_DIRECTION_: In the listing below, find every line containing "that" and copy it out.

_INPUT DATA_:

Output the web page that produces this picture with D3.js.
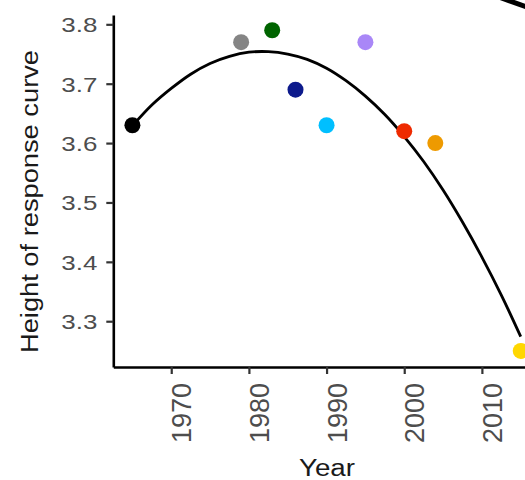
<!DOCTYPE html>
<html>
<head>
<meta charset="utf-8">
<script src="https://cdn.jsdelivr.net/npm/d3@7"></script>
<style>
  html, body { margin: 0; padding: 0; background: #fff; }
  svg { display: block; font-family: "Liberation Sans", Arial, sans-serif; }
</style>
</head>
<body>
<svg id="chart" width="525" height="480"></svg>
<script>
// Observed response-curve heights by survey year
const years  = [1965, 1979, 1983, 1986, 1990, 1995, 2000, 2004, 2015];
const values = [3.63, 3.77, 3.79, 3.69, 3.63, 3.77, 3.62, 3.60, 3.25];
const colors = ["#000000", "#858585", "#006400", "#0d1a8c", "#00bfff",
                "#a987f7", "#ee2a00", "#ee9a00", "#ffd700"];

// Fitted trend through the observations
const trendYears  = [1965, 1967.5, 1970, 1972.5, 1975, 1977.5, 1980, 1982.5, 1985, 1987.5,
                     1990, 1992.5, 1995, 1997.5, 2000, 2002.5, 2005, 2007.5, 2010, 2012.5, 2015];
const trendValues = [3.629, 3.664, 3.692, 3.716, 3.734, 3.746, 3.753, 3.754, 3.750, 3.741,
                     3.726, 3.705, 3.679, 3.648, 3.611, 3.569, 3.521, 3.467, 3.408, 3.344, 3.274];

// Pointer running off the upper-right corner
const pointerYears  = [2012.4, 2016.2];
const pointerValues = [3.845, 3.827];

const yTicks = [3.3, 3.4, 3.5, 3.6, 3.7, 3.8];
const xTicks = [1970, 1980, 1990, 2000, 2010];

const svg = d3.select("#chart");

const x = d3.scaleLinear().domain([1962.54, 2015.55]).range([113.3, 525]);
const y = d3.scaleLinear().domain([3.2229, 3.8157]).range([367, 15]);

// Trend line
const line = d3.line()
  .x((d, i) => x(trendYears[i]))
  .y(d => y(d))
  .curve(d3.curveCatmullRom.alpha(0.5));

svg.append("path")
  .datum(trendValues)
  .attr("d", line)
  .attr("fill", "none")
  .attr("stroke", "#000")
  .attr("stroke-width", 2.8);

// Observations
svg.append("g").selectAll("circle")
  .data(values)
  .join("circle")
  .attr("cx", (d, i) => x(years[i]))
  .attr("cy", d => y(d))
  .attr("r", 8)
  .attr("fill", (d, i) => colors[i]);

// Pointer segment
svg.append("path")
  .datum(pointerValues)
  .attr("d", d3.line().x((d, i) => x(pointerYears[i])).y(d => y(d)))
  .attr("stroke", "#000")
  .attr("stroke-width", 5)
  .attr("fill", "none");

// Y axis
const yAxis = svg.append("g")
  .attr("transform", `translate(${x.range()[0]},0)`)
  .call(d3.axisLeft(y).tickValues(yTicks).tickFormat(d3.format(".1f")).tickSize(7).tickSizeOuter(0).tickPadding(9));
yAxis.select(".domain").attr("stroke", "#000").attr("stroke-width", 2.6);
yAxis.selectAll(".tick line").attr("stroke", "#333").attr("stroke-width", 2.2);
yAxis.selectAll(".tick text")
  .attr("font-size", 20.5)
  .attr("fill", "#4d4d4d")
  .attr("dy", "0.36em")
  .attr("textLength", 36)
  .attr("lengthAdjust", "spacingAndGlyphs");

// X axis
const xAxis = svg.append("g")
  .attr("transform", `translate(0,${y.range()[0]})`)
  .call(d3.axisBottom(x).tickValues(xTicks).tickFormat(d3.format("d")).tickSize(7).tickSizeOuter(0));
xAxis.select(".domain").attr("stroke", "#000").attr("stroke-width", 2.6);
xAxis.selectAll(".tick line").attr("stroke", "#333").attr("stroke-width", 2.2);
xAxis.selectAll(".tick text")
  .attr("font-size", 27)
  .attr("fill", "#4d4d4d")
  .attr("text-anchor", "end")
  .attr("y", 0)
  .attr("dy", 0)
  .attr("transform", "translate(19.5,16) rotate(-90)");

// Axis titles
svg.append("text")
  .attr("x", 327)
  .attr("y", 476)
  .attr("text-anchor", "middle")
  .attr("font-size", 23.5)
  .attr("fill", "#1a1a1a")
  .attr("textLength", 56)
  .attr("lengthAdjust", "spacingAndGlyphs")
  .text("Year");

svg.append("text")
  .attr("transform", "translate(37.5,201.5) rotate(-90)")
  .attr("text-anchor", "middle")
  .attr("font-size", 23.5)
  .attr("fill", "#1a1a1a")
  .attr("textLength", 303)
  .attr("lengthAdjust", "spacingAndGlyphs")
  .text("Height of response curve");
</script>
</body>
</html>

==

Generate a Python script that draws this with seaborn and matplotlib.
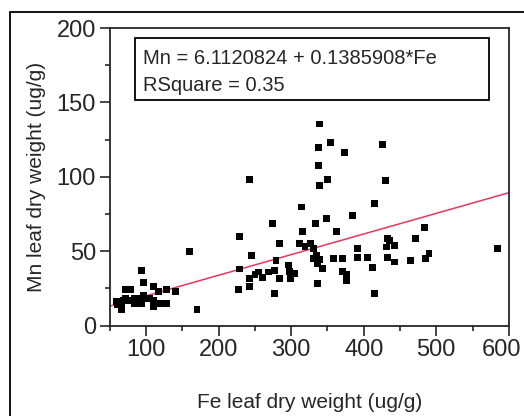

_RESULT OF THE EXERCISE_:
Output the web page that produces this picture with D3.js.
Generate a Python script that draws this with seaborn and matplotlib.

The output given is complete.